*TASK GOAL:*
Leaving out all pictures, copy exactly the lines from the one containing "What matplotlib code" down to the one containing "yticks = [0.1, 0.3, 1, 3, 10]", both of them included.

*INPUT:*

═══

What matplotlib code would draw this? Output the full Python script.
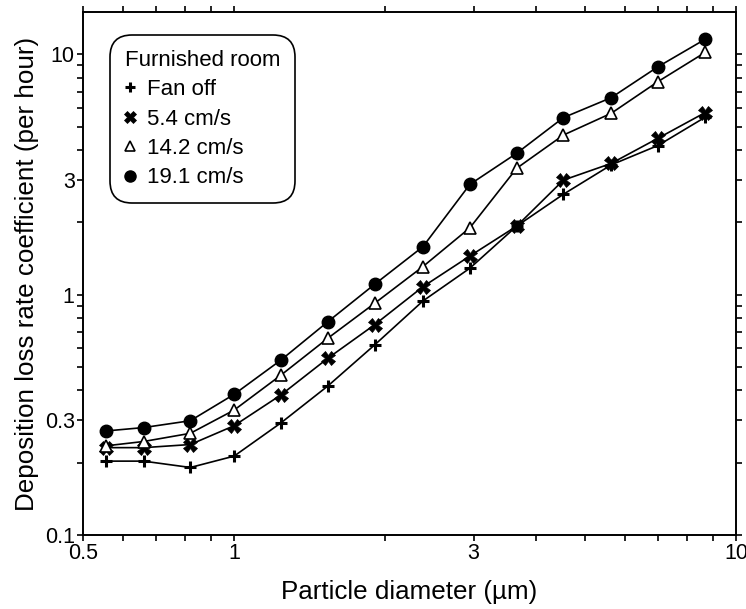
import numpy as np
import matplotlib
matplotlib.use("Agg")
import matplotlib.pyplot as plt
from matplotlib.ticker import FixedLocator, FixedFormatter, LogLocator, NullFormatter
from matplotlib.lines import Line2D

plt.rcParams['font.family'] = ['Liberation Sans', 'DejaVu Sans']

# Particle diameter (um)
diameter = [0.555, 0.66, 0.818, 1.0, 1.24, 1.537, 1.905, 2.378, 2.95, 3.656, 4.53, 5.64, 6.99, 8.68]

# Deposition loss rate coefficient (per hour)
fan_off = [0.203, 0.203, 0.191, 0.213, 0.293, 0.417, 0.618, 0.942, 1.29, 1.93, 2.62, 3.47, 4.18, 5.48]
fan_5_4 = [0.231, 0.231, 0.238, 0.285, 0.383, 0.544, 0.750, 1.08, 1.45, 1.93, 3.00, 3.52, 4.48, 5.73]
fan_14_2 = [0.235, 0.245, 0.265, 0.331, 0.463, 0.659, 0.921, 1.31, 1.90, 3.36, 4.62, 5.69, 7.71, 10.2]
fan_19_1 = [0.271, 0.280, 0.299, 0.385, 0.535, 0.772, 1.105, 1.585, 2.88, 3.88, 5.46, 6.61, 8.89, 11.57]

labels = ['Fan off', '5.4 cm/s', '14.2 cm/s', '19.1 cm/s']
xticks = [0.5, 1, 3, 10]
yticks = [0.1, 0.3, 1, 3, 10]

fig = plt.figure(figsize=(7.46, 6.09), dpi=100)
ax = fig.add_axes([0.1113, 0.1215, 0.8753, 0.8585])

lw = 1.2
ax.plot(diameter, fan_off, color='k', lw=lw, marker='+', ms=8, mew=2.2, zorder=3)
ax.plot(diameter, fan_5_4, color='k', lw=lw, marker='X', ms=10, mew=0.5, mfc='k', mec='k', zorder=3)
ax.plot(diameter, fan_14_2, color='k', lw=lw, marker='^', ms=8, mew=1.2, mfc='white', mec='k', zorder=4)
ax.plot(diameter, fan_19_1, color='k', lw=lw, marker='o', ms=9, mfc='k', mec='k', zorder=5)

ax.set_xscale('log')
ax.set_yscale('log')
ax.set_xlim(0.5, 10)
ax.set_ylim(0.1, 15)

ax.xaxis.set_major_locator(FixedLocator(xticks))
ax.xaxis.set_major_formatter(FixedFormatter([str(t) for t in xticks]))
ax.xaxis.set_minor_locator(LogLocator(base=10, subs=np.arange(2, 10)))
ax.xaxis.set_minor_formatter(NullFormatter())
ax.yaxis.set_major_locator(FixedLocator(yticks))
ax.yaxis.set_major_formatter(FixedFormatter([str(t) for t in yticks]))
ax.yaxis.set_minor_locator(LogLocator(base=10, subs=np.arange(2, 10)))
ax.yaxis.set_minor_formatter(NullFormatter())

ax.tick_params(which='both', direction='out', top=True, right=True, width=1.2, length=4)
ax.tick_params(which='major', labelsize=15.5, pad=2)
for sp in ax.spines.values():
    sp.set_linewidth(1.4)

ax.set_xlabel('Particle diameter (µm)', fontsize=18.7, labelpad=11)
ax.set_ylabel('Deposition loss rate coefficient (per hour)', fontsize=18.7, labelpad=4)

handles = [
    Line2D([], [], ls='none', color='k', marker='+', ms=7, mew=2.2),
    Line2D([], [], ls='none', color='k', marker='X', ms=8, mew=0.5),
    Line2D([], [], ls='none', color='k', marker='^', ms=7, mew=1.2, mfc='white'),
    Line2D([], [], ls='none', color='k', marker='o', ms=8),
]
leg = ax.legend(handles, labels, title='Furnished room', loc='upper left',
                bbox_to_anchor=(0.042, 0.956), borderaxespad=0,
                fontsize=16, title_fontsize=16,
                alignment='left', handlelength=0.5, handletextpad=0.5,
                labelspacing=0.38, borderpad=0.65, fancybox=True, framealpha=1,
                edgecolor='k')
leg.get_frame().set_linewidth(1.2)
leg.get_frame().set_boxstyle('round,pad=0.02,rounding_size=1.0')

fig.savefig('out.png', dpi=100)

═══

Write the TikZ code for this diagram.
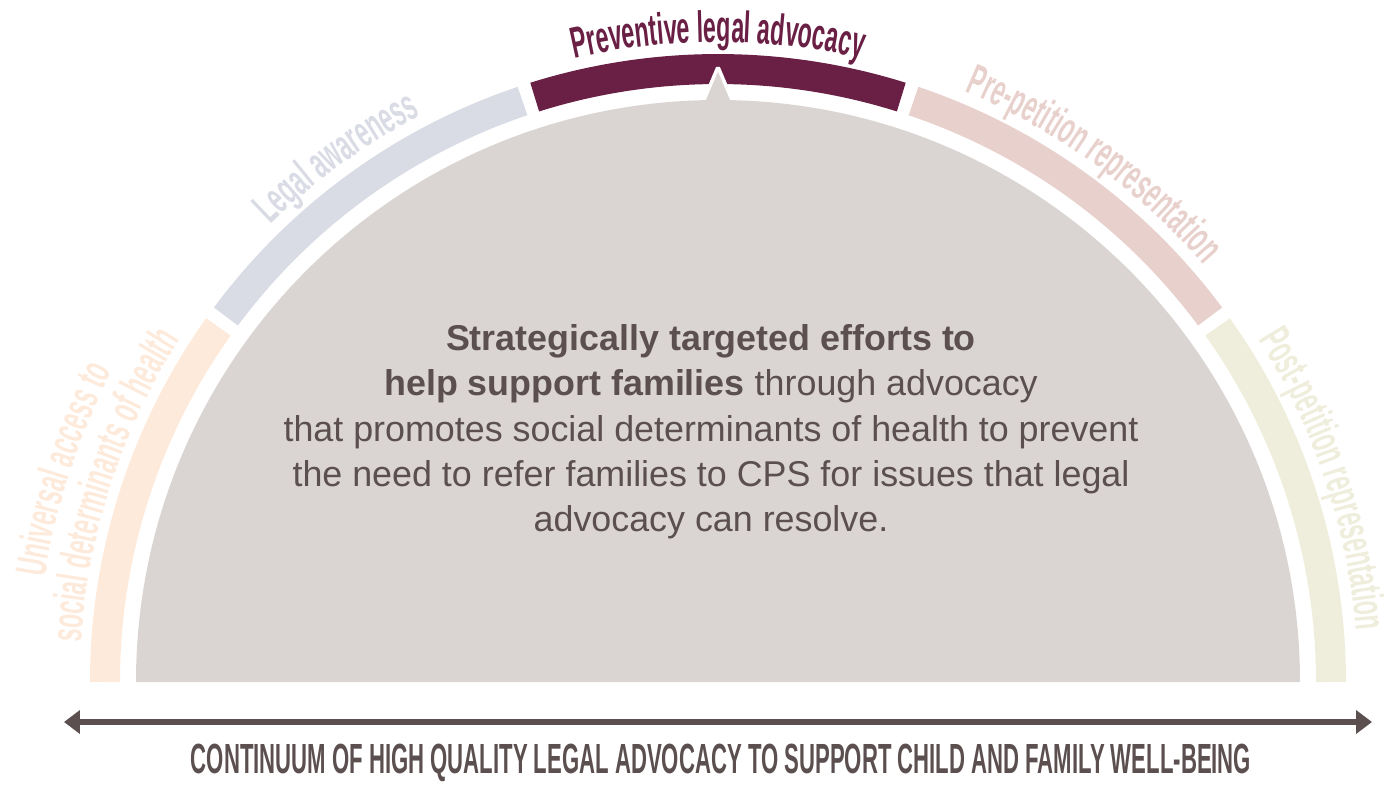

═══

*EXPECTED OUTPUT:*
What matplotlib code would draw this? Output the full Python script.
import numpy as np
import matplotlib
matplotlib.use("Agg")
import matplotlib.pyplot as plt
from matplotlib.ticker import FixedLocator, FixedFormatter, LogLocator, NullFormatter
from matplotlib.lines import Line2D

plt.rcParams['font.family'] = ['Liberation Sans', 'DejaVu Sans']

# Particle diameter (um)
diameter = [0.555, 0.66, 0.818, 1.0, 1.24, 1.537, 1.905, 2.378, 2.95, 3.656, 4.53, 5.64, 6.99, 8.68]

# Deposition loss rate coefficient (per hour)
fan_off = [0.203, 0.203, 0.191, 0.213, 0.293, 0.417, 0.618, 0.942, 1.29, 1.93, 2.62, 3.47, 4.18, 5.48]
fan_5_4 = [0.231, 0.231, 0.238, 0.285, 0.383, 0.544, 0.750, 1.08, 1.45, 1.93, 3.00, 3.52, 4.48, 5.73]
fan_14_2 = [0.235, 0.245, 0.265, 0.331, 0.463, 0.659, 0.921, 1.31, 1.90, 3.36, 4.62, 5.69, 7.71, 10.2]
fan_19_1 = [0.271, 0.280, 0.299, 0.385, 0.535, 0.772, 1.105, 1.585, 2.88, 3.88, 5.46, 6.61, 8.89, 11.57]

labels = ['Fan off', '5.4 cm/s', '14.2 cm/s', '19.1 cm/s']
xticks = [0.5, 1, 3, 10]
yticks = [0.1, 0.3, 1, 3, 10]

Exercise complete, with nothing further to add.